=== Input for this task ===
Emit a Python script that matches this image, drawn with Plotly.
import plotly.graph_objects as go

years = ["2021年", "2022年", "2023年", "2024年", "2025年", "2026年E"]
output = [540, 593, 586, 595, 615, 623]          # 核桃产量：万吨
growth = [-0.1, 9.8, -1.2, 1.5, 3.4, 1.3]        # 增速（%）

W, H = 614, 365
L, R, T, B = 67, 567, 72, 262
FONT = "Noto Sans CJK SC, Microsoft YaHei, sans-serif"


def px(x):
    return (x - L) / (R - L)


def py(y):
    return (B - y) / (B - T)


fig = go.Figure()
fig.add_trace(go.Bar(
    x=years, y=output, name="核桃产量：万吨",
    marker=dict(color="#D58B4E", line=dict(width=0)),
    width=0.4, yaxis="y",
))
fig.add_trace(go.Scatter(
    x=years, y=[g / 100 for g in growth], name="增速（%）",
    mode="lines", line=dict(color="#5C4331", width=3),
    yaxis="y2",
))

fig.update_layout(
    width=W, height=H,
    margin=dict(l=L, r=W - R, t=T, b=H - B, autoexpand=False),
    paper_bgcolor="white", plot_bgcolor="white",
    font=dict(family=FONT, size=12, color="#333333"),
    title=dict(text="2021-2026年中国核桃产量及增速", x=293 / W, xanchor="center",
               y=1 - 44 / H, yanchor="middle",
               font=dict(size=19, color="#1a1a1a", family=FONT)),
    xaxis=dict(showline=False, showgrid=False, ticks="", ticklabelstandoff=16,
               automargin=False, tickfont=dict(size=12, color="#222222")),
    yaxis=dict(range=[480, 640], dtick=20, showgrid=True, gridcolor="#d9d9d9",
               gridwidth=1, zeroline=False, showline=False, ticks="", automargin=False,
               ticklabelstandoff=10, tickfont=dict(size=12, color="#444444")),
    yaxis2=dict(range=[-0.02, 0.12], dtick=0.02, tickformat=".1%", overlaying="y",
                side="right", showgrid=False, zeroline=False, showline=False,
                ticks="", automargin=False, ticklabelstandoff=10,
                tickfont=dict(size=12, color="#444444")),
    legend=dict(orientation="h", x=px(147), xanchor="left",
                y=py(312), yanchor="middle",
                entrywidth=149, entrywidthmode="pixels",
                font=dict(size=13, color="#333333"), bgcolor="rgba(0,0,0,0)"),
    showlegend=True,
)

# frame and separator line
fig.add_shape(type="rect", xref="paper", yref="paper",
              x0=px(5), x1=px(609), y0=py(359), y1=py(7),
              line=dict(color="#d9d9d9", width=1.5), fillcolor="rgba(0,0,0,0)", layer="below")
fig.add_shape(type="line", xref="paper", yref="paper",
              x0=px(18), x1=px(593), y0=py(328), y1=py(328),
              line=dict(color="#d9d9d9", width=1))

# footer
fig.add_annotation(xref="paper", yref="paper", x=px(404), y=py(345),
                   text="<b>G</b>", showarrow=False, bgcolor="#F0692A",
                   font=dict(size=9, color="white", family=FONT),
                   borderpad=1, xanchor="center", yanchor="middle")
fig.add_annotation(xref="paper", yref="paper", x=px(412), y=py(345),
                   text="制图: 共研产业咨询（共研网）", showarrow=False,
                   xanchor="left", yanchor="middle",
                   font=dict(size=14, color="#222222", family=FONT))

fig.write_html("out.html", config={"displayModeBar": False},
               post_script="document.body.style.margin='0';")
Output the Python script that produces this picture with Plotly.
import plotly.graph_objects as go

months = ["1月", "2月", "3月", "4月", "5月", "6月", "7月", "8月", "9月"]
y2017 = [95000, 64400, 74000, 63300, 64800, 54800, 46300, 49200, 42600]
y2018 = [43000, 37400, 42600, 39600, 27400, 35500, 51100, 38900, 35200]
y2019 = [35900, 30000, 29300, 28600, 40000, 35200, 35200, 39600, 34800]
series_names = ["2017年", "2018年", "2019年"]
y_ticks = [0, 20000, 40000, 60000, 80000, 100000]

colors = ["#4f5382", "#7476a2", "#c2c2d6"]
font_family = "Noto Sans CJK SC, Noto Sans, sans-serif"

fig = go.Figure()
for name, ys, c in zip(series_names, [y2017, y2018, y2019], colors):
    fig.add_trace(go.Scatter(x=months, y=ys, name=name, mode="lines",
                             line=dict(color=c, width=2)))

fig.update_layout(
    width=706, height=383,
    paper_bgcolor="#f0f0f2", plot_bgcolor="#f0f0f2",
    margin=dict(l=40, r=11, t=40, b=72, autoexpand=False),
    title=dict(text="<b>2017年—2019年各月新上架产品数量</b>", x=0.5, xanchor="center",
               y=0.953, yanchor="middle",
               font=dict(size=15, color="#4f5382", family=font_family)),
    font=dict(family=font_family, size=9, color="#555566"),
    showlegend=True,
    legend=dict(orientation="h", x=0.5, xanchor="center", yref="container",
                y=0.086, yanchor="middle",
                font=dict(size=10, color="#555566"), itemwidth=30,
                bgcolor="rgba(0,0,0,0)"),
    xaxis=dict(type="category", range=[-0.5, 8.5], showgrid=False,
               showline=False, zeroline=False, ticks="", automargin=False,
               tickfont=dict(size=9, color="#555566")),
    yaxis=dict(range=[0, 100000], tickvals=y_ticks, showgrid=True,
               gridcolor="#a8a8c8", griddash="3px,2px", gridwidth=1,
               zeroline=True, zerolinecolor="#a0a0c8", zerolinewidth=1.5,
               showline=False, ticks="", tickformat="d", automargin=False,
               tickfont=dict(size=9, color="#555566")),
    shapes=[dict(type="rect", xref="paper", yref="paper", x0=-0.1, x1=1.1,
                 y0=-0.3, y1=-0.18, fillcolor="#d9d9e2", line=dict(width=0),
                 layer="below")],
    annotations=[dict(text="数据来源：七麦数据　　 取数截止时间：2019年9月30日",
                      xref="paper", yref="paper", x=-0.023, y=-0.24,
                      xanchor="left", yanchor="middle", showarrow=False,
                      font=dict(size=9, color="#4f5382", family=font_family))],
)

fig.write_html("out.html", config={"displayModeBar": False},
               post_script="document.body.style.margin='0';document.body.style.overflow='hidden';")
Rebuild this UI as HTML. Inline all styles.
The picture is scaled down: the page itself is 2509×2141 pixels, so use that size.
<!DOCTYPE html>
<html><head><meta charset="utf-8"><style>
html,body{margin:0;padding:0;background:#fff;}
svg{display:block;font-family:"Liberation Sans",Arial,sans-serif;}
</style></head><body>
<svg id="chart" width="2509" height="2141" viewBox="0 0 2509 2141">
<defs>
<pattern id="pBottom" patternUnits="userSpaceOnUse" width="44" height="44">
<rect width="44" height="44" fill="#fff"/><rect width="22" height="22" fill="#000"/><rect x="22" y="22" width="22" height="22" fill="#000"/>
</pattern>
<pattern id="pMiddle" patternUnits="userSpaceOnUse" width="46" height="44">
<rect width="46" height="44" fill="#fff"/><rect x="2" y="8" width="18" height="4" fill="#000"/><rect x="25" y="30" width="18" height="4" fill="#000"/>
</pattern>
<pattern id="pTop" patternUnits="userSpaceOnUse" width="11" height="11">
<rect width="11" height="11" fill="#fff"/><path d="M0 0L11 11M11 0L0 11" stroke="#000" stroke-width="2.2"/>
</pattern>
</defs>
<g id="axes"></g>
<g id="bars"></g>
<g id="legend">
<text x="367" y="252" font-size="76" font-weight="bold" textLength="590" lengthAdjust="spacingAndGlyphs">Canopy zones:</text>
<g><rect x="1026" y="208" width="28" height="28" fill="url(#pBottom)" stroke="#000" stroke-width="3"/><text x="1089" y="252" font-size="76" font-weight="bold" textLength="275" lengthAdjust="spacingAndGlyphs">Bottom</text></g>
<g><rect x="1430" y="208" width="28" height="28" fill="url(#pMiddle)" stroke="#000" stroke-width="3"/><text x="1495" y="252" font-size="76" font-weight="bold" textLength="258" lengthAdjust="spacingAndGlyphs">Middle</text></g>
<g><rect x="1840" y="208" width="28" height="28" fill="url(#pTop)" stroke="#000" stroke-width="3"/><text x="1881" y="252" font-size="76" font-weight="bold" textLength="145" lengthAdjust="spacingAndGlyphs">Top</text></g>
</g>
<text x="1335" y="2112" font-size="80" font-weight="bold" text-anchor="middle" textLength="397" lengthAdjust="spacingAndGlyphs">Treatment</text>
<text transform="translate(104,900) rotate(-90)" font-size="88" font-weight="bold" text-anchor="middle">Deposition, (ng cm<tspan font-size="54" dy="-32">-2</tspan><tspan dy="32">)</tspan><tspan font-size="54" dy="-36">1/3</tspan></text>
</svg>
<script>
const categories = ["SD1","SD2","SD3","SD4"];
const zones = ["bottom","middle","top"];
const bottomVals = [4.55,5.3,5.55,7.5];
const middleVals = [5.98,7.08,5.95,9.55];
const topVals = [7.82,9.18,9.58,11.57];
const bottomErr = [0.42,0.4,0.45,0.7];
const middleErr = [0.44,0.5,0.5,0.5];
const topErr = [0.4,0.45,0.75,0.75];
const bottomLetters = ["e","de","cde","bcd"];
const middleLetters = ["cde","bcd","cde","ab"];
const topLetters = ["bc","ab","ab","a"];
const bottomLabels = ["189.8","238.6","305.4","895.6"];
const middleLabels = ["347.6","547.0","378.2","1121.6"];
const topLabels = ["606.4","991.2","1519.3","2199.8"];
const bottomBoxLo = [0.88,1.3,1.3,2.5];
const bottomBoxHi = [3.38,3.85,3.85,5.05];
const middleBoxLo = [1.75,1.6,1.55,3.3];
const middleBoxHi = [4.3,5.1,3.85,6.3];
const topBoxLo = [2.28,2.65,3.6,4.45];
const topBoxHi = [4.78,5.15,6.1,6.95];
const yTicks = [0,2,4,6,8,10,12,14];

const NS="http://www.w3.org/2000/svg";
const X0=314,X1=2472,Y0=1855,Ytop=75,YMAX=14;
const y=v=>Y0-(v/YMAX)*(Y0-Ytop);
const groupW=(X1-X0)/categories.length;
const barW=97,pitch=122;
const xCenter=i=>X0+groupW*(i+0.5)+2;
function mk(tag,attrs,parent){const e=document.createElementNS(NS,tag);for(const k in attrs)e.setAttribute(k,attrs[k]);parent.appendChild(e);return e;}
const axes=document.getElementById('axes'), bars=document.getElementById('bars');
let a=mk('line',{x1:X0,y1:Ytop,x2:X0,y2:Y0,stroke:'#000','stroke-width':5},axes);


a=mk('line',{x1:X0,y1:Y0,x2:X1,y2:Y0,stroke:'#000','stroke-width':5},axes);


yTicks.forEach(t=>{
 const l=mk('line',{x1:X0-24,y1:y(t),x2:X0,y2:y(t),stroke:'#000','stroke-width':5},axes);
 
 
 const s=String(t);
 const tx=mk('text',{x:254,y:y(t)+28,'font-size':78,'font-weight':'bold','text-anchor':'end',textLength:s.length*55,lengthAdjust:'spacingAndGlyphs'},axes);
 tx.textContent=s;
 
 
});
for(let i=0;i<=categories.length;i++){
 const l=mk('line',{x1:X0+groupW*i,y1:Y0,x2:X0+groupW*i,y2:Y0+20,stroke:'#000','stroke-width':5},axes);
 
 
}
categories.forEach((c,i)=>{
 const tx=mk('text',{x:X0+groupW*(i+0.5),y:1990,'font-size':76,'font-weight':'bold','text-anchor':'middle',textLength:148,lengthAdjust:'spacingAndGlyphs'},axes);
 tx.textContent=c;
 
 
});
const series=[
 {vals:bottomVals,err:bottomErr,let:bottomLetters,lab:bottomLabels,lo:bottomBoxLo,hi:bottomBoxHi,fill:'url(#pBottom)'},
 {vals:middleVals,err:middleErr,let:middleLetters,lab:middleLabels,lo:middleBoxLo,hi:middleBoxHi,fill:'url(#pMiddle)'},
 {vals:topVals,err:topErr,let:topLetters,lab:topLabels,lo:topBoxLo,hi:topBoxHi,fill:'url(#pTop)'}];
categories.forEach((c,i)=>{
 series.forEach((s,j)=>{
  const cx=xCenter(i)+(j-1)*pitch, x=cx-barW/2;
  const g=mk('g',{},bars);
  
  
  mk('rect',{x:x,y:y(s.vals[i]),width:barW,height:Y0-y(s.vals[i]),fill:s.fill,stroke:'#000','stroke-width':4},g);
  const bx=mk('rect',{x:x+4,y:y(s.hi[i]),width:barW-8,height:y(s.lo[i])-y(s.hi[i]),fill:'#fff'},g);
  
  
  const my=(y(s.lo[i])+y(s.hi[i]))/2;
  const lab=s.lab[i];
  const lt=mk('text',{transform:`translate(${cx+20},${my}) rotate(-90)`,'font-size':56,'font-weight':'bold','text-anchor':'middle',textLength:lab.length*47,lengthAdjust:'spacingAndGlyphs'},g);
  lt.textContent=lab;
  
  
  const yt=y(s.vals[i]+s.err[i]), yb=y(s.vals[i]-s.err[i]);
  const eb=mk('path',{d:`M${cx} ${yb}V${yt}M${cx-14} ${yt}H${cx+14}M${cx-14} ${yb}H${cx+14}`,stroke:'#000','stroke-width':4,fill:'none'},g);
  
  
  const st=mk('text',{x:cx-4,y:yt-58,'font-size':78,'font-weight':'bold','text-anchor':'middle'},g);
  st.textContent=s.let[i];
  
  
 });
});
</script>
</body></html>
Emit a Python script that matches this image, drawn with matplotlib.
===
▸ What this task involves: Only the lines from the opening of the material through the line with "return (B - y) / (B - T)" should be echoed, exactly as written.

▸ Response for this exercise:
Emit a Python script that matches this image, drawn with Plotly.
import plotly.graph_objects as go

years = ["2021年", "2022年", "2023年", "2024年", "2025年", "2026年E"]
output = [540, 593, 586, 595, 615, 623]          # 核桃产量：万吨
growth = [-0.1, 9.8, -1.2, 1.5, 3.4, 1.3]        # 增速（%）

W, H = 614, 365
L, R, T, B = 67, 567, 72, 262
FONT = "Noto Sans CJK SC, Microsoft YaHei, sans-serif"


def px(x):
    return (x - L) / (R - L)


def py(y):
    return (B - y) / (B - T)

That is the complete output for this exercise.